1Étonné par l’absence quasi complète de sujets portant sur le Darfour dans la presse privée togolaise disponible  [2], nous avons voulu interroger le 18 février 2008 Augustin Koffi Amégah, secrétaire général de l’Union des journalistes indépendants du Togo (UJIT), lui-même directeur de publication de l’hebdomadaire Le Canard Indépendant, l’un des journaux les plus cotés de la place. Réponse qui se veut évidente : « Le lectorat togolais ne s’intéresse qu’à la politique, et à la politique intérieure. Les confrères s’abstiennent donc de traiter des sujets qui n’abordent pas directement la politique togolaise. »

2Il est vrai que comme toute entreprise, les journaux de la presse privée togolaise dépendent de leurs lecteurs. Né au début des années 1990 après une longue tradition de gratuité de la presse gouvernementale, le secteur privé peine à trouver une clientèle régulière et encore plus des abonnés. Or, il se trouve que ceux qui achètent la presse privée ont été sociologiquement identifiés comme s’intéressant à la politique. Longtemps privés d’un vrai jeu politique, les Togolais se délectent du jeu exposé dans les journaux privés. Chaque journal étant connu pour défendre une position politique particulière, son achat est synonyme d’acte politique, d’engagement en faveur du courant politique qu’il représente ; il désigne par ricochet l’acheteur comme un partisan de la mouvance en question. Rien d’étonnant donc à ce que les rédactions aient compris que le taux de vente des journaux dépend de leur contenu en politique intérieure. D’où par ailleurs un faible tirage et la prédominance d’hebdomadaires (aucune entreprise de presse n’aurait matière à alimenter quotidiennement un journal).

3Ce qui ne veut pas dire que les journaux privés togolais n’abordent pas des questions internationales, loin s’en faut. Echos d’Afrique leur consacre même une double (sixième et septième) page lorsque l’actualité l’y oblige. Mais les sujets traitant de questions extérieures ne méritent de l’être que dans la mesure où ils donnent l’occasion de traiter des questions similaires dans le pays. Ainsi, les situations récentes au Tchad et au Kenya ont été très largement abordées parce qu’elles permettaient de régler des comptes avec la classe politique locale. La crise ivoirienne est pour les mêmes raisons omniprésente, mais parce qu’il s’agit d’un proche voisin, cette crise offre l’occasion de vilipender la France dont la politique africaine reste particulièrement décriée dans la presse privée togolaise. Ne disposant au demeurant pas de moyens pour traiter l’information en amont, les journaux togolais se contentent de reprendre les dépêches des agences d’information et se servent de l’événement rapporté pour critiquer ce qui ne va pas chez eux. En conséquence, le Darfour souffre d’un double handicap : il est extérieur au Togo et il ne donne pas l’occasion d’aborder des questions connexes.
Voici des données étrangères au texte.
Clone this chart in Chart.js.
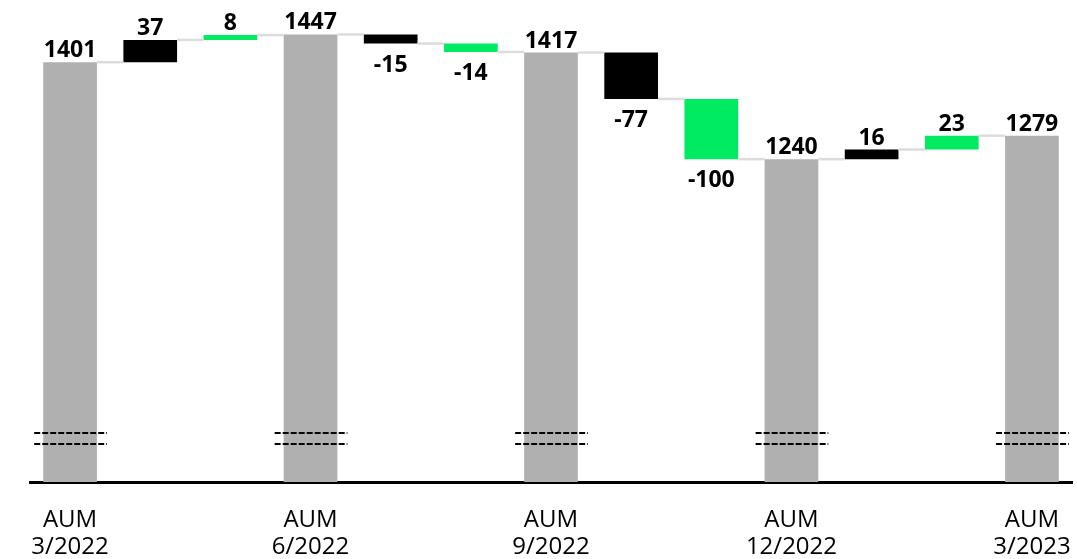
<!DOCTYPE html>
<html lang="en">
<head>
<meta charset="UTF-8">
<title>AUM Waterfall</title>
<script src="https://cdn.jsdelivr.net/npm/chart.js"></script>
<style>
  html, body { margin: 0; padding: 0; background: #fff; }
  #wrap { width: 1077px; height: 559px; }
</style>
</head>
<body>
<div id="wrap"><canvas id="grafico"></canvas></div>
<script>
// data
const categories = [['AUM', '3/2022'], '', '', ['AUM', '6/2022'], '', '', ['AUM', '9/2022'], '', '', ['AUM', '12/2022'], '', '', ['AUM', '3/2023']];
const values = [1401, 37, 8, 1447, -15, -14, 1417, -77, -100, 1240, 16, 23, 1279];
const kinds = ['total', 'first', 'second', 'total', 'first', 'second', 'total', 'first', 'second', 'total', 'first', 'second', 'total'];
const axisMin = 704;
const axisMax = 1481;

const colors = { total: '#b0b0b0', first: '#000000', second: '#00ea62' };

// running totals -> floating bars
let running = 0;
const ends = [];
const bars = values.map((v, i) => {
  if (kinds[i] === 'total') { running = v; ends.push(v); return v; }
  const start = running;
  running += v;
  ends.push(running);
  return [start, running];
});

const extras = {
  id: 'extras',
  afterDatasetsDraw(chart) {
    const ctx = chart.ctx;
    const meta = chart.getDatasetMeta(0);
    const y = chart.scales.y;
    const area = chart.chartArea;
    ctx.save();

    // connectors
    ctx.strokeStyle = '#dcdcdc';
    ctx.lineWidth = 2.5;
    for (let i = 0; i < meta.data.length - 1; i++) {
      const a = meta.data[i], b = meta.data[i + 1];
      const yy = y.getPixelForValue(ends[i]);
      ctx.beginPath();
      ctx.moveTo(a.x + a.width / 2, yy);
      ctx.lineTo(b.x - b.width / 2, yy);
      ctx.stroke();
    }

    // axis break marks on the total bars
    ctx.strokeStyle = '#000';
    ctx.lineWidth = 2;
    ctx.setLineDash([6, 2]);
    meta.data.forEach((el, i) => {
      if (kinds[i] !== 'total') return;
      [49, 38].forEach(off => {
        const yy = area.bottom - off;
        ctx.beginPath();
        ctx.moveTo(el.x - el.width / 2 - 9, yy);
        ctx.lineTo(el.x + el.width / 2 + 10, yy);
        ctx.stroke();
      });
    });
    ctx.setLineDash([]);

    // value labels
    ctx.font = 'bold 23px "Open Sans"';
    ctx.fillStyle = '#000';
    ctx.textAlign = 'center';
    ctx.textBaseline = 'alphabetic';
    meta.data.forEach((el, i) => {
      const top = Math.min(el.y, el.base);
      const bottom = Math.max(el.y, el.base);
      if (values[i] < 0) ctx.fillText(String(values[i]), el.x, bottom + 28);
      else ctx.fillText(String(values[i]), el.x, top - 5);
    });
    ctx.restore();
  }
};

new Chart(document.getElementById('grafico'), {
  type: 'bar',
  data: {
    labels: categories,
    datasets: [{
      data: bars,
      backgroundColor: kinds.map(k => colors[k]),
      borderWidth: 0,
      barPercentage: 0.67,
      categoryPercentage: 1
    }]
  },
  options: {
    responsive: true,
    maintainAspectRatio: false,
    animation: false,
    layout: { padding: { left: 30, right: 5, top: 14, bottom: 0 } },
    plugins: { legend: { display: false }, tooltip: { enabled: false } },
    scales: {
      x: {
        grid: { display: false, drawTicks: false },
        border: { display: true, color: '#000', width: 3 },
        ticks: {
          autoSkip: false,
          maxRotation: 0,
          color: '#000',
          padding: 25,
          font: { family: '"Open Sans"', size: 24, lineHeight: 1.125 }
        },
        afterFit(s) {
          s.height = 77;
          s.paddingLeft = 0;
          s.paddingRight = 0;
        }
      },
      y: {
        display: false,
        min: axisMin,
        max: axisMax
      }
    }
  },
  plugins: [extras]
});
</script>
</body>
</html>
4Un principe qui s’applique y compris lorsqu’on envisage la question du Darfour selon l’angle humanitaire et celui des droits de l’homme. Sachant que les sections togolaise et malienne d’Amnesty International avaient organisé des actions communes en juin 2005  [3], nous avons voulu vérifier si cet événement avait été relayé par la presse locale. Or, il se trouve qu’on n’y trouve rien. Serge Kossi M. Agossous, président d’Amnesty International Togo nous affirme le 20 février 2008 que la presse a bel et bien été invitée, mais qu’elle a décliné l’offre au motif que cela n’intéressait pas les Togolais : « Ici, quand tu invites la presse pour lui présenter les violations des droits humains dans le monde, on te demande de leur parler seulement du Togo ! Résultat des courses, personne ne s’est présenté et nous nous sommes contentés de faire des publications dans nos deux bulletins d’information à l’intention de nos membres et de nos partenaires. » Il conclut : « Désolé, il n’y a rien sur le Darfour dans la presse togolaise. »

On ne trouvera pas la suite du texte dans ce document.